The Rag Man is the savior, The Savior. He’s Jesus Christ, Messiah, Buddha, whoever, whatever it is in us that tells us, convinces us, that our souls need saving from something. Saving from what? From damnation, from eternity, from the unknown, from whatever it is that our fear and needfulness convinces us that we need saving from. The Rag Man is the savior whose price is our souls. The society of Endhaven is built on the Rag Man’s contract (and another word for that would be a covenant) and the price he charges for safety and sustenance are the souls of the inmates. Sound familiar?
So what happens? The Rag Man judges Tom and finds him worthless. Even worse, he judges Tom a sinner. Yet he offers Tom a deal: betray Jack and live, or be cast out into the Evenfall, the fearsome darkness, the storm of shadow. Betray what you could be, turn away from that, the Rag Man offers, and I'll give you a starveling, hand to mouth existence under my rules, but safe and secure. Tom turns down the deal, however, calling the Rag Man’s bluff. And Tom’s soul is not cast out but cast free; the Rag Man’s rule over him is broken and the fearsome darkness is revealed as a beautiful, starlit night.

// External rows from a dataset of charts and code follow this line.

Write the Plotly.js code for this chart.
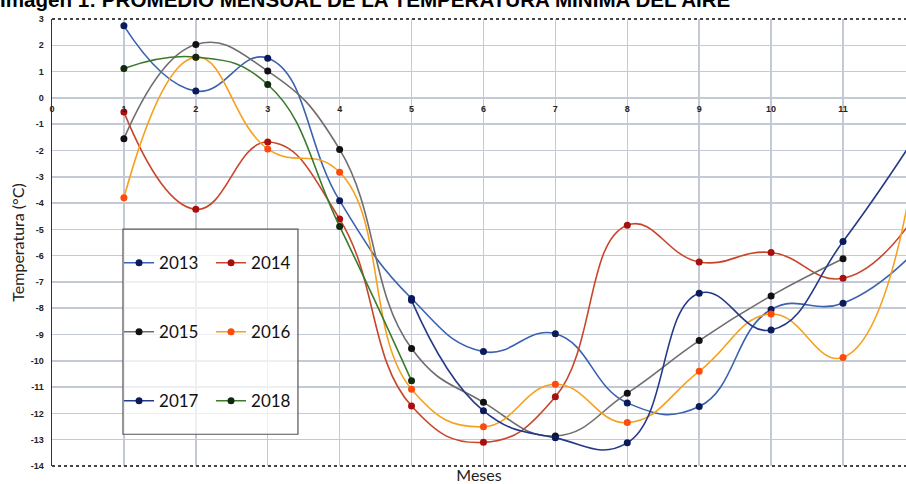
<!DOCTYPE html>
<html>
<head>
<meta charset="utf-8">
<script src="https://cdn.plot.ly/plotly-3.0.1.min.js"></script>
<style>html,body{margin:0;padding:0;background:#fff;}#chart{width:906px;height:484px;}</style>
</head>
<body>
<div id="chart"></div>
<script>
const months = [1, 2, 3, 4, 5, 6, 7, 8, 9, 10, 11, 12];
const monthTicks = [0, 1, 2, 3, 4, 5, 6, 7, 8, 9, 10, 11];
const yTicks = [3, 2, 1, 0, -1, -2, -3, -4, -5, -6, -7, -8, -9, -10, -11, -12, -13, -14];
const seriesNames = ['2013', '2014', '2015', '2016', '2017', '2018'];
const t2013 = [2.74, 0.26, 1.51, -3.91, -7.63, -9.65, -8.97, -11.6, -11.74, -8.05, -7.81, -5.85];
const t2014 = [-0.54, -4.24, -1.68, -4.61, -11.72, -13.1, -11.37, -4.84, -6.24, -5.88, -6.86, -4.5];
const t2015 = [-1.55, 2.03, 1.02, -1.96, -9.53, -11.58, -12.86, -11.23, -9.23, -7.53, -6.12, null];
const t2016 = [-3.8, 1.55, -1.94, -2.83, -11.08, -12.51, -10.89, -12.35, -10.4, -8.22, -9.87, -2.5];
const t2017 = [null, null, null, null, -7.7, -11.9, -12.93, -13.12, -7.43, -8.83, -5.46, -1.5];
const t2018 = [1.12, 1.55, 0.51, -4.89, -10.76, null, null, null, null, null, null, null];

const seriesValues = [t2013, t2014, t2015, t2016, t2017, t2018];
const lineColors = ['#3a62b0', '#c9452a', '#6e6e6e', '#f6a01e', '#24398a', '#3b7a2b'];
const markerColors = ['#0b1a5c', '#a80f0f', '#111111', '#ff4a0a', '#0b1a5c', '#0f2a0f'];
const legendIds = ['legend', 'legend', 'legend2', 'legend2', 'legend3', 'legend3'];

const traces = seriesNames.map((name, i) => ({
  type: 'scatter',
  mode: 'lines+markers',
  name: name,
  x: months,
  y: seriesValues[i],
  line: {color: lineColors[i], width: 1.6, shape: 'spline', smoothing: 1.3},
  marker: {color: markerColors[i], size: 7},
  connectgaps: false,
  legend: legendIds[i],
  hoverinfo: 'x+y+name'
}));
// helper trace so the zero-line label axis is drawn
traces.push({type: 'scatter', x: monthTicks, y: monthTicks.map(() => null), xaxis: 'x2', yaxis: 'y', showlegend: false, hoverinfo: 'skip', mode: 'markers'});

const gridColor = '#c3cad6';
const legendCommon = {
  orientation: 'h', xanchor: 'left', yanchor: 'middle', x: 0.0785,
  bgcolor: 'rgba(0,0,0,0)', borderwidth: 0,
  font: {family: 'Lato, sans-serif', size: 17, color: '#111'},
  entrywidth: 47, entrywidthmode: 'pixels', itemwidth: 30, tracegroupgap: 0
};

const layout = {
  width: 906, height: 484,
  margin: {l: 52, r: 0, t: 19, b: 18, pad: 0},
  paper_bgcolor: '#ffffff', plot_bgcolor: '#ffffff',
  title: {
    text: 'Imagen 1: PROMEDIO MENSUAL DE LA TEMPERATURA MÍNIMA DEL AIRE',
    font: {family: 'Liberation Sans, Arial, sans-serif', size: 20.6, color: '#000', weight: 'bold'},
    x: 0, xanchor: 'left', xref: 'container',
    y: 1, yanchor: 'middle', yref: 'container', pad: {l: 0}
  },
  xaxis: {
    range: [0, 11.876], tickvals: monthTicks, showticklabels: false,
    showgrid: true, gridcolor: gridColor, gridwidth: 1.5, zeroline: false,
    ticks: '', showline: false,
    title: {text: 'Meses', font: {family: 'Lato, sans-serif', size: 16, color: '#222'}, standoff: 4}
  },
  xaxis2: {
    overlaying: 'x', matches: 'x', anchor: 'free', position: 14 / 17, side: 'bottom',
    tickvals: monthTicks, ticktext: monthTicks.map(String),
    showgrid: false, zeroline: false, showline: false, ticks: '', ticklabelstandoff: 4,
    tickfont: {family: 'Liberation Sans, Arial, sans-serif', size: 9, color: '#222', weight: 'bold'}
  },
  yaxis: {
    range: [-14, 3], tickvals: yTicks, ticktext: yTicks.map(String),
    showgrid: true, gridcolor: gridColor, gridwidth: 1.5, zeroline: false,
    showline: true, linecolor: '#333', linewidth: 1.5, ticks: '', ticklabelstandoff: 5,
    tickfont: {family: 'Liberation Sans, Arial, sans-serif', size: 9, color: '#222', weight: 'bold'},
    title: {text: 'Temperatura (°C)', font: {family: 'Lato, sans-serif', size: 16, color: '#222'}, standoff: 2}
  },
  legend: Object.assign({}, legendCommon, {y: 0.4538}),
  legend2: Object.assign({}, legendCommon, {y: 0.2993}),
  legend3: Object.assign({}, legendCommon, {y: 0.1448}),
  shapes: [
    {type: 'line', xref: 'paper', yref: 'paper', x0: 0, x1: 1, y0: 1, y1: 1, line: {color: '#444', width: 2, dash: 'dot'}},
    {type: 'line', xref: 'paper', yref: 'paper', x0: 0, x1: 1, y0: 0, y1: 0, line: {color: '#444', width: 2, dash: 'dot'}},
    {type: 'rect', xref: 'paper', yref: 'paper', x0: 0.0831, x1: 0.288, y0: 0.071, y1: 0.530,
     line: {color: '#555', width: 1.2}, fillcolor: 'rgba(255,255,255,0.7)', layer: 'above'}
  ],
  showlegend: true
};

Plotly.newPlot('chart', traces, layout, {displayModeBar: false, staticPlot: true});
</script>
</body>
</html>
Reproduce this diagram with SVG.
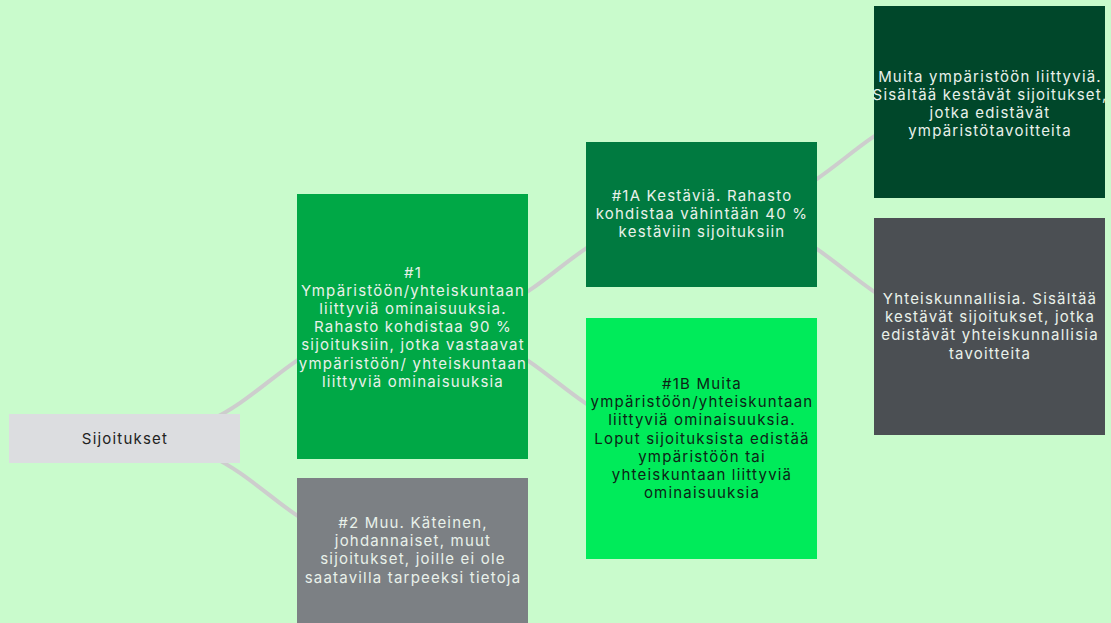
<svg xmlns="http://www.w3.org/2000/svg" width="1111" height="623" viewBox="0 0 1111 623">
<style>
.bg{fill:#c9fbcc}
.conn path{fill:none;stroke:#cdcdcd;stroke-width:4}
text{font-family:Inter,"Open Sans","Liberation Sans",sans-serif;font-size:15px;letter-spacing:1.2px;text-anchor:middle}
.lt{fill:#e9f1ea}
.dk{fill:#0d2416}
</style>
<rect class="bg" x="0" y="0" width="1111" height="623"/>
<g id="connectors" class="conn">
<path d="M125,438 C268,438 268,326 412,326"/>
<path d="M125,438 C268,438 268,550 412,550"/>
<path d="M412,326 C557,326 557,214 701,214"/>
<path d="M412,326 C557,326 557,438 701,438"/>
<path d="M701,214 C845,214 845,102 989,102"/>
<path d="M701,214 C845,214 845,326 989,326"/>
</g>
<g id="n0">
<rect x="9" y="414" width="231" height="49" fill="#dcdde0"/>
<text x="125" y="443.5" fill="#222">Sijoitukset</text>
</g>
<g id="n1">
<rect x="297" y="194" width="231" height="265" fill="#00a846"/>
<text class="lt"><tspan x="413" y="277.5">#1</tspan><tspan x="413" y="295.7">Ympäristöön/yhteiskuntaan</tspan><tspan x="413" y="313.9">liittyviä ominaisuuksia.</tspan><tspan x="413" y="332.1">Rahasto kohdistaa 90 %</tspan><tspan x="413" y="350.3">sijoituksiin, jotka vastaavat</tspan><tspan x="413" y="368.5">ympäristöön/ yhteiskuntaan</tspan><tspan x="413" y="386.7">liittyviä ominaisuuksia</tspan></text>
</g>
<g id="n2">
<rect x="297" y="478" width="231" height="145" fill="#7c8084"/>
<text class="lt"><tspan x="413" y="528">#2 Muu. Käteinen,</tspan><tspan x="413" y="546.2">johdannaiset, muut</tspan><tspan x="413" y="564.4">sijoitukset, joille ei ole</tspan><tspan x="413" y="582.6">saatavilla tarpeeksi tietoja</tspan></text>
</g>
<g id="n1a">
<rect x="586" y="142" width="231" height="145" fill="#007a40"/>
<text class="lt"><tspan x="702" y="201">#1A Kestäviä. Rahasto</tspan><tspan x="702" y="219.2">kohdistaa vähintään 40 %</tspan><tspan x="702" y="237.4">kestäviin sijoituksiin</tspan></text>
</g>
<g id="n1b">
<rect x="586" y="318" width="231" height="241" fill="#00eb5a"/>
<text class="dk"><tspan x="702" y="389">#1B Muita</tspan><tspan x="702" y="407.2">ympäristöön/yhteiskuntaan</tspan><tspan x="702" y="425.4">liittyviä ominaisuuksia.</tspan><tspan x="702" y="443.6">Loput sijoituksista edistää</tspan><tspan x="702" y="461.8">ympäristöön tai</tspan><tspan x="702" y="480">yhteiskuntaan liittyviä</tspan><tspan x="702" y="498.2">ominaisuuksia</tspan></text>
</g>
<g id="n3">
<rect x="874" y="6" width="231" height="192" fill="#00472a"/>
<text class="lt"><tspan x="990" y="81.5">Muita ympäristöön liittyviä.</tspan><tspan x="990" y="99.7">Sisältää kestävät sijoitukset,</tspan><tspan x="990" y="117.9">jotka edistävät</tspan><tspan x="990" y="136.1">ympäristötavoitteita</tspan></text>
</g>
<g id="n4">
<rect x="874" y="218" width="231" height="217" fill="#4b4f53"/>
<text class="lt"><tspan x="990" y="304">Yhteiskunnallisia. Sisältää</tspan><tspan x="990" y="322.2">kestävät sijoitukset, jotka</tspan><tspan x="990" y="340.4">edistävät yhteiskunnallisia</tspan><tspan x="990" y="358.6">tavoitteita</tspan></text>
</g>
</svg>
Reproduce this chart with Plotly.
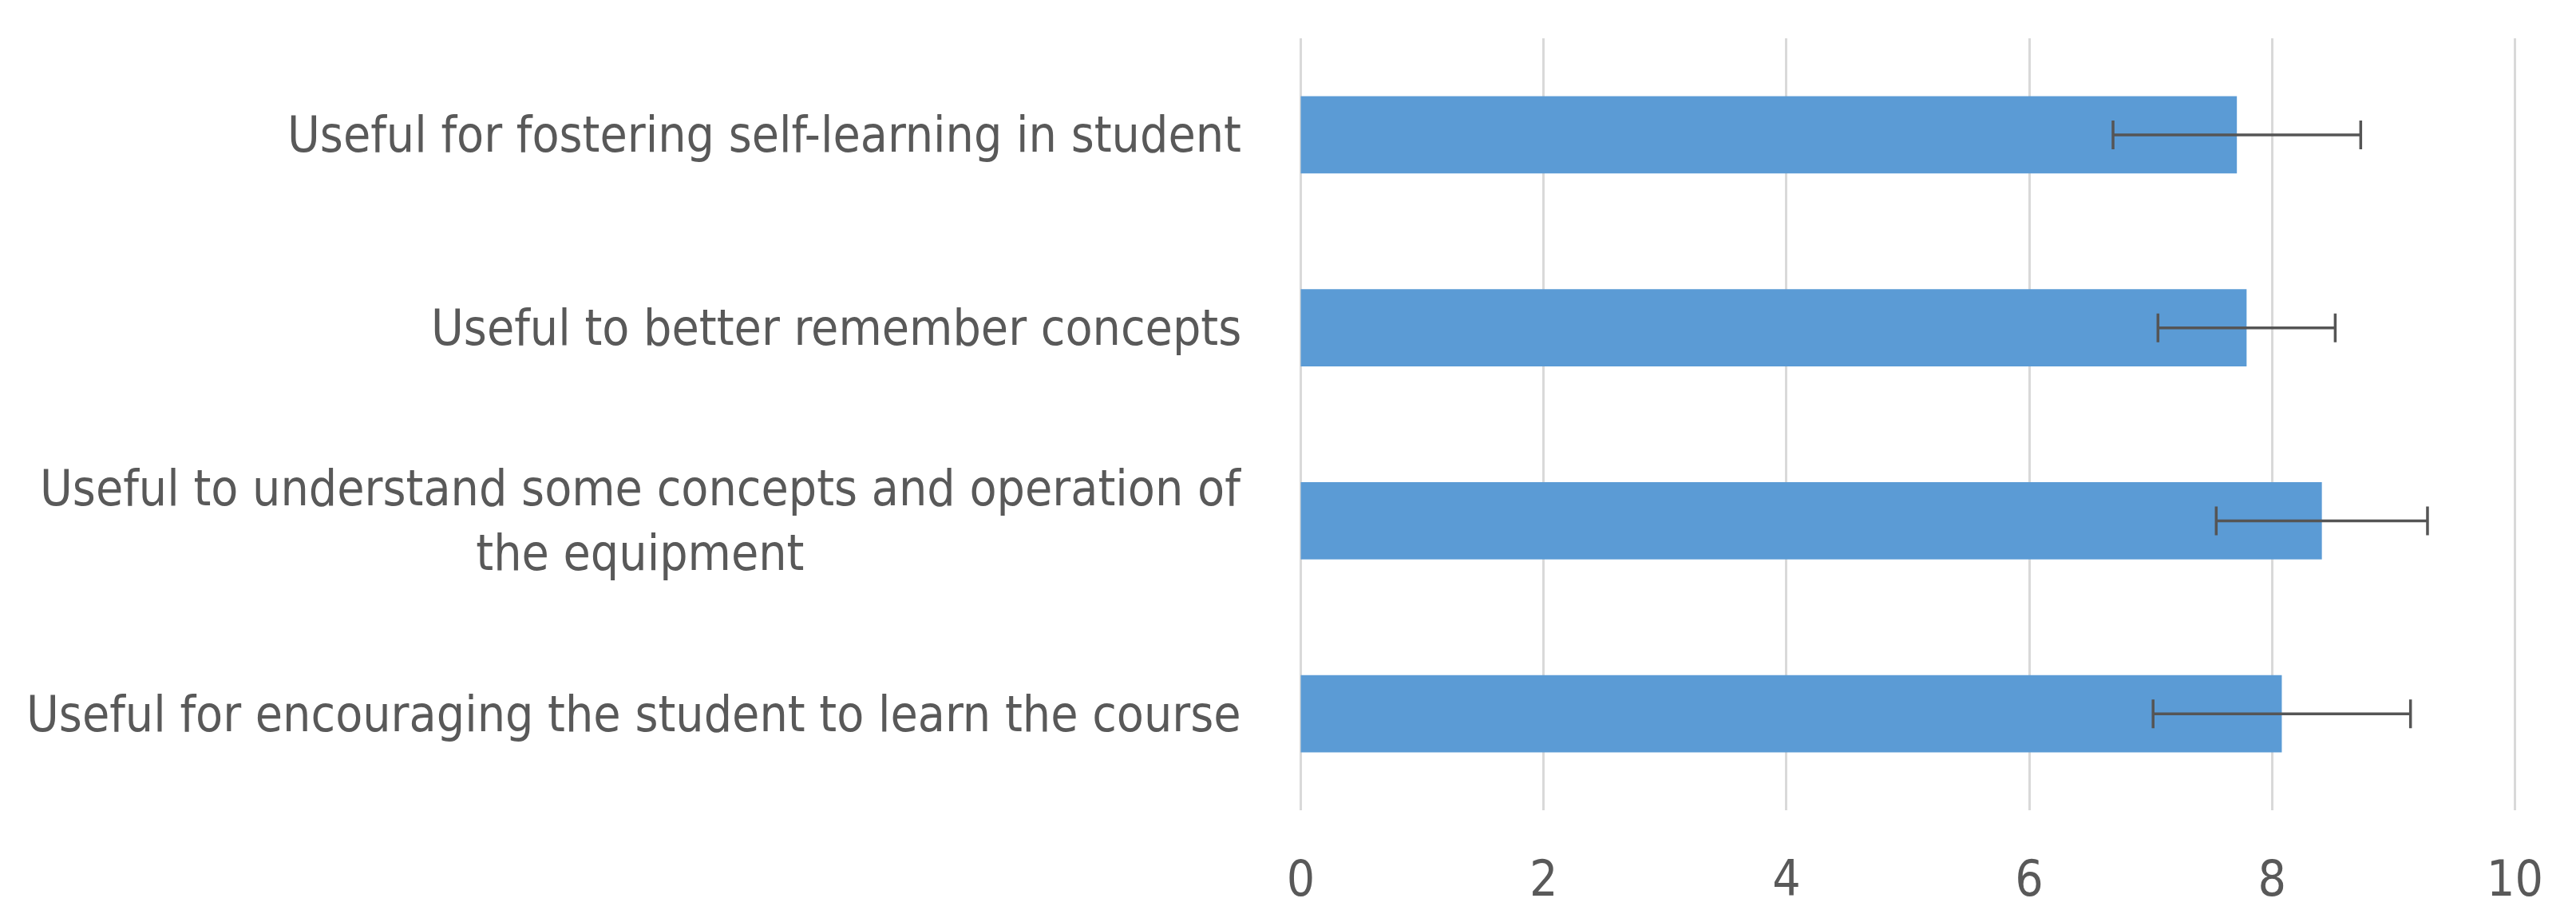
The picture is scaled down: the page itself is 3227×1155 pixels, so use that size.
import plotly.graph_objects as go

# данные
labels = [
    "Useful for fostering self-learning in student",
    "Useful to better remember concepts",
    "Useful to understand some concepts and operation of<br>the equipment",
    "Useful for encouraging the student to learn the course",
]
means = [7.71, 7.79, 8.41, 8.08]
errors = [1.02, 0.73, 0.87, 1.06]
x_ticks = [0, 2, 4, 6, 8, 10]

TEXT_COLOR = "#595959"
FONT = "Liberation Sans Narrow, DejaVu Sans Condensed, Arial Narrow, sans-serif"

fig = go.Figure()

fig.add_trace(go.Bar(
    y=labels,
    x=means,
    orientation="h",
    marker=dict(color="#5B9BD5", line=dict(width=0)),
    error_x=dict(
        type="data",
        array=errors,
        visible=True,
        color="#555555",
        thickness=3.5,
        width=18,
    ),
))

# подписи категорий аннотациями, чтобы вторая строка была по центру
for lab in labels:
    fig.add_annotation(
        x=0, xref="paper", xanchor="right", xshift=-71,
        y=lab, yref="y", yanchor="middle",
        text=lab, showarrow=False, align="center",
        font=dict(family=FONT, size=62, color=TEXT_COLOR),
    )

# страница браузера добавляет отступ 8px, поэтому размер чуть меньше окна
fig.update_layout(
    width=3219,
    height=1147,
    margin=dict(l=1620, r=75, t=40, b=140),
    paper_bgcolor="white",
    plot_bgcolor="white",
    showlegend=False,
    bargap=0.6,
    xaxis=dict(
        range=[-0.01, 10.01],
        tickvals=x_ticks,
        showgrid=True,
        gridcolor="#D9D9D9",
        gridwidth=3,
        zeroline=False,
        showline=False,
        ticklabelstandoff=44,
        tickfont=dict(family=FONT, size=62, color=TEXT_COLOR),
    ),
    yaxis=dict(
        categoryorder="array",
        categoryarray=labels,
        autorange="reversed",
        showticklabels=False,
        showgrid=False,
        zeroline=False,
        showline=False,
    ),
)

fig.write_html("out.html")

So, what is Duncan saying here? Well, in a nutshell, he’s saying that humanity needs no savior, that our souls do not need to be saved, they need to be set free. He’s saying that all of the gods and angels, demons and devils that we’ve invented, that we’ve given life to, are nothing more than the embodiment of our fears. He's saying that all of the myths and superstitions that we've given power over us are just stories. He’s saying that we need to call our own bluff, to move beyond our fears and our need for salvation.
How well does Vellum
work at this subversion seems a fair question. It worked for me, but then I’m an areligious, profane humanist myself and I’m predisposed to think highly of this message. More importantly, however, this subversive message works very well in the context of Vellum
as literature. It rationalizes and ties together what is sometimes a manic, almost incohesive style. As a reader the ending makes sense of much that seemed merely stylistic. In retrospect, for example, the message makes clear why it is that Finnan says that humanity will be the cause of the downfall of the gods. It's the last twenty pages that make Vellum
a great book, rather than an interesting experiment. It works quite exceptionally well, if
you get it. Unfortunately, I suspect that few people will put in the work that it takes to get that far.
Addendum: All of the reviews of Vellum
, that I have been able to find, cast the story as a 'war between Heaven and Hell, with humanity in the crossfire.' Engendered are images of angels and demons blasting each other as people flee in terror, or die by the thousands. Huh-uh. Nope. I suppose that the reviewers have taken their cues from the publisher's promotional materials, designed to drive sales; but no, Vellum
is more a story of the war between Heaven/Hell and humanity. If the reader expects a big, blood-drenched showdown ending between armies of angels and devils, uhh, then you'd better be prepared for a letdown. Vellum
ends with Tom (humanity-as-it-is) embracing Jack (humanity-as-it-could-be), with us having the courage to love ourselves. I, for one, like that ending.
*A note on style. Much has been said on Duncan’s style of writing in Vellum
, including the author’s essay on “Style is Substance” here
. I found Duncan’s style reminiscent of one of my favorite non-genre writers, J.P. Donleavy, so it worked well for me. If you don't know Donleavy then, well, jeez I guess this entire thing has been a waste of time for you. Sorry about that.